Some well-known off-campus residences may not house Bates students during the next academic year.

125 spaces are allotted for off-campus living, meaning 125 students can live off-campus during one academic year. If more than 125 apply, a random lottery process will determine which groups of students are permitted to reside off-campus.

“We have long used 125 as it is a number that seems to work with students changing interest in off -campus housing,” Molly Newton ’11, Associate Director of Residence Life and Health Education said. “While some years we have many more than 125 students interested in living off -campus, other years there has been considerably less interest.”
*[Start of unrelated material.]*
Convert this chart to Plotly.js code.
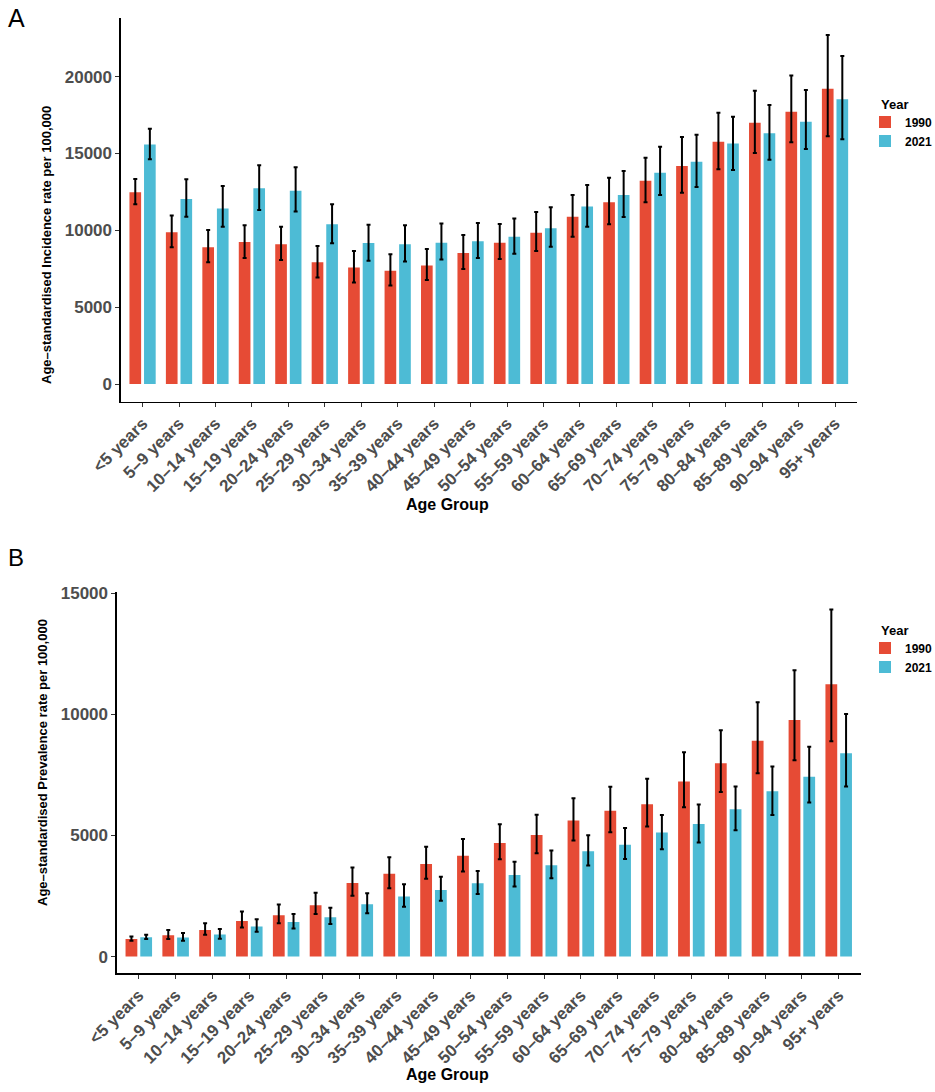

A total of 173 students applied to live off campus for the 2016-2017 academic year. The final number of students actually living off campus is not certain, said Newton, but will be around the target of 125.*

“Should movements occur within the group of student living off campus, we will continue to offer available spaces to students on the off campus waitlist,” said Newton.

Residence Life told the Student that in part because of space-related pressures from a large first-year class in previous years, the Office had approved a larger group of students to live off campus—something they do not predict will happen in the future due to the opening of both 55 and 65 Campus Avenue dorms, in addition to block housing in Smith.*

Permission to live off-campus is granted in a lottery process, similar to the housing lottery for students opting to live on campus.

“To apply for off-campus living, students must submit the application for off campus housing via Garnet Gateway,” Newton said. “The purpose of the application is to allow us to run the off-campus lottery using the same Garnet Gateway based procedures we use to run other lotteries.”

Only the students names are needed to complete the application. An application based lottery is run, with each group treated as a unit and assigned one lottery number. The groups are randomized and 125 students are approved to live off campus.

“The off-campus process is a true lottery based on randomization,” Newton said. “We do not review applications or approve some applications and reject others, and instead use the application as a way to communicate important information to students considering off campus living. Any complete application will be included in the off campus lottery. Every student is able to submit themselves for the off campus lottery, and has an equal chance at placement within the 125 students who will be approved to live off campus.”

In rare cases, students who have had conduct issues in the past may be ineligible for off campus housing, “but these restrictions would originate from conduct procedures rather than the application process.”

While Residence Life does not work with landlords or help students find housing in the community, they do provide assistance on a case by case basis if off campus housing falls through and there are no available rooms on campus.

Despite the impending opening of 55/65 Campus Ave in the fall of 2016, there are no plans to decrease or increase the 125 spaces allotted for off-campus housing. While Housing values the mentoring relationship and leadership qualities offered by seniors who live on campus, “we also acknowledge students consistent request to have the option to live off-campus. We recognize the interest in this option, and have no plans to remove it completely,” Newton said.

*This information was initially unavailable for the print deadline, but the Student felt it was important to include.